Genres used to be the map. If you said you liked punk, or R&B, or house music, people understood what you meant — what you listened to, maybe even what you wore. Genre told you where to shop for CDs, who your people were, what section your band would get shelved under.


Now? That map is shredded.


Ask anyone under 30 what genre they listen to and the most common answer is: everything. Hip-hop, sad indie, house, rage beats, hyperpop, jazz, lo-fi, reggaeton — often in the same playlist. Music discovery isn’t led by genre anymore, it’s led by vibe. Emotion. Context. The mood you’re in when you hit play.


That doesn’t mean genre is gone. But it’s been redefined — from a fixed category to a fluid tool. In 2025, genre still exists, but it’s not a rulebook. It’s an ingredient.

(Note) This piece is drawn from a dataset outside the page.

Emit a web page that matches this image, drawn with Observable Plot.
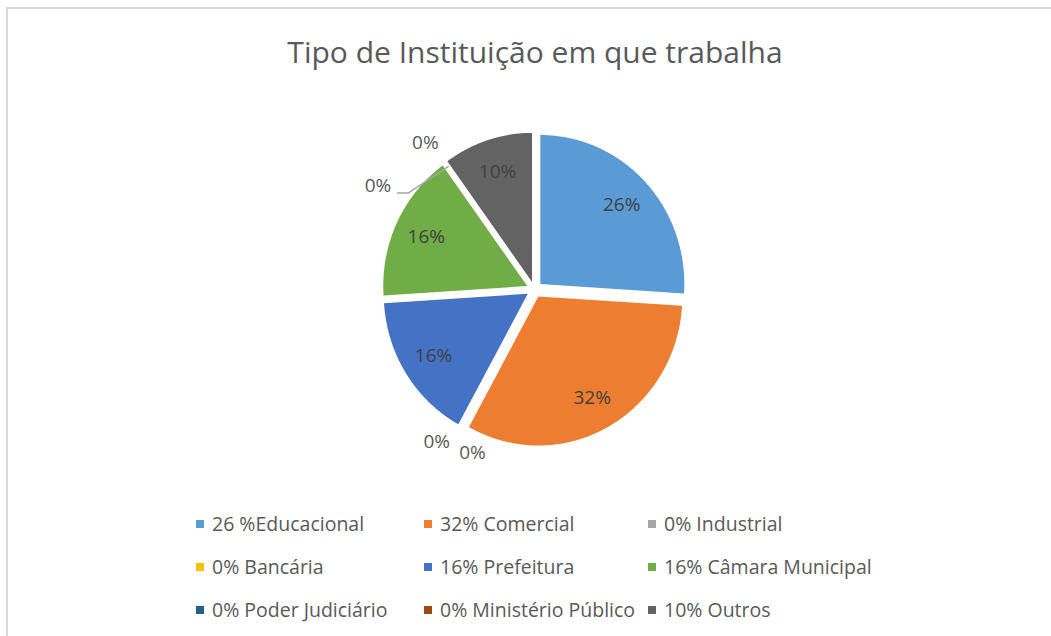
<!DOCTYPE html>
<html><head><meta charset="utf-8">
<script src="https://cdn.jsdelivr.net/npm/d3@7"></script>
<script src="https://cdn.jsdelivr.net/npm/@observablehq/plot@0.6"></script>
<style>
html,body{margin:0;padding:0;background:#fff;}
#page{position:relative;width:1051px;height:636px;overflow:hidden;font-family:"Open Sans",sans-serif;background:#fff;}
#frame{position:absolute;left:6px;top:7px;right:-10px;bottom:-10px;border-top:2px solid #d9d9d9;border-left:2px solid #d9d9d9;}
#title{position:absolute;left:0;width:1070px;top:37px;text-align:center;font-size:30px;line-height:30px;color:#595959;white-space:nowrap;}
#chart{position:absolute;left:0;top:0;}
#legend{position:absolute;left:196px;top:502px;display:grid;grid-template-columns:228px 224px auto;}
.item{display:flex;align-items:center;height:43px;font-size:19.5px;color:#595959;white-space:nowrap;line-height:43px;}
.sw{width:8px;height:8px;margin-right:8px;flex:none;}
</style></head><body>
<div id="page">
  <div id="frame"></div>
  <div id="chart"></div>
  <div id="title">Tipo de Instituição em que trabalha</div>
  <div id="legend"></div>
</div>
<script>
// ---- data ----
const names = ["Educacional","Comercial","Industrial","Bancária","Prefeitura","Câmara Municipal","Poder Judiciário","Ministério Público","Outros"];
const values = [26, 32, 0, 0, 16, 16, 0, 0, 10];
const legendLabels = ["26 %Educacional","32% Comercial","0% Industrial","0% Bancária","16% Prefeitura","16% Câmara Municipal","0% Poder Judiciário","0% Ministério Público","10% Outros"];
const colors = ["#5B9BD5","#ED7D31","#A5A5A5","#FFC000","#4472C4","#70AD47","#255E91","#9E480E","#636363"];

// ---- layout ----
const W = 1051, H = 636;
const cx = 534, cy = 289, rx = 144, ry = 149;  // pie centre and radii (px)
const explode = 8;        // px
const labelR = 0.775;     // inside label radius (fraction)
// placement nudges for the zero-value labels, in order of appearance: [degrees, radius]
const zeroNudge = [[-7.4, 1.18], [4.7, 1.23], [-21.4, 1.29], [-1.7, 1.24]];

const rows = names.map((n, i) => ({name: n, value: values[i]}));
const arcs = d3.pie().sort(null).value(d => d.value).startAngle(0).endAngle(2 * Math.PI)(rows);

const slicePts = [];
const insideLabels = [];
const zeroLabels = [];
const leaderPts = [];
let zi = 0;
for (const a of arcs) {
  const name = a.data.name;
  if (a.data.value > 0) {
    const mid = (a.startAngle + a.endAngle) / 2;
    const ox = explode * Math.sin(mid) / rx, oy = -explode * Math.cos(mid) / ry;
    slicePts.push({name, x: ox, y: oy});
    const n = Math.max(2, Math.ceil((a.endAngle - a.startAngle) / (Math.PI / 360)));
    for (let k = 0; k <= n; k++) {
      const t = a.startAngle + (a.endAngle - a.startAngle) * k / n;
      slicePts.push({name, x: ox + Math.sin(t), y: oy - Math.cos(t)});
    }
    insideLabels.push({name, text: a.data.value + "%", x: ox + labelR * Math.sin(mid), y: oy - labelR * Math.cos(mid)});
  } else {
    const [dDeg, r] = zeroNudge[zi++];
    const t = a.startAngle + dDeg * Math.PI / 180;
    const lx = r * Math.sin(t), ly = -r * Math.cos(t);
    zeroLabels.push({name, text: a.data.value + "%", x: lx, y: ly});
    if (Math.abs(dDeg) > 15) {
      // leader line: from right side of the label to the rim
      const half = 13.5;
      leaderPts.push({name, x: lx + (half + 6) / rx, y: ly + 7 / ry});
      leaderPts.push({name, x: lx + (half + 17) / rx, y: ly + 7 / ry});
      leaderPts.push({name, x: 1.02 * Math.sin(a.startAngle), y: -1.02 * Math.cos(a.startAngle)});
    }
  }
}

const chart = Plot.plot({
  width: W, height: H, margin: 0,
  x: {domain: [-1, 1], range: [cx - rx, cx + rx], axis: null},
  y: {domain: [-1, 1], range: [cy - ry, cy + ry], axis: null},
  color: {domain: names, range: colors},
  style: {background: "transparent", overflow: "visible"},
  marks: [
    Plot.line(slicePts, {x: "x", y: "y", z: "name", fill: "name", stroke: "none", curve: "linear-closed"}),
    Plot.line(leaderPts, {x: "x", y: "y", z: "name", stroke: "#a6a6a6", strokeWidth: 1.5, curve: "linear"}),
    Plot.text(insideLabels, {x: "x", y: "y", text: "text", fill: "#404040", fontSize: 19, fontFamily: "Open Sans"}),
    Plot.text(zeroLabels, {x: "x", y: "y", text: "text", fill: "#595959", fontSize: 19, fontFamily: "Open Sans"})
  ]
});
document.getElementById("chart").appendChild(chart);

// ---- legend ----
const legend = document.getElementById("legend");
legendLabels.forEach((lab, i) => {
  const item = document.createElement("div");
  item.className = "item";
  const sw = document.createElement("span");
  sw.className = "sw";
  sw.style.background = colors[i];
  const tx = document.createElement("span");
  tx.textContent = lab;
  item.appendChild(sw);
  item.appendChild(tx);
  legend.appendChild(item);
});
</script>
</body></html>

Playlists Replaced the Shelf

The biggest shift happened when music stopped being sold and started being streamed. The second iTunes and Spotify took over, genre labels lost power. Instead of asking “what kind of music is this?” the platforms started asking “how does this music make you feel?”


That’s how we got playlists like “sad chill,” “rage,” “feel good indie,” “late night drive,” “main character energy.” These aren’t genres — they’re moods. And they’re how millions of people discover new music now.


For artists, this broke the mold. If you’re not being boxed into “alt-rock” or “hip-hop,” you can try anything. A rap verse on a shoegaze beat. A country hook on an EDM drop. No A&R telling you it’s too weird. Just vibes.


Artists Lead the Collapse

Look at the artists dominating the culture in 2025:

  • Doja Cat blends rap, rock, and pop — often in the same song.

  • Travis Scott built a trap-soundscape hybrid.

  • 070 Shake floats between alt-pop, R&B, and experimental.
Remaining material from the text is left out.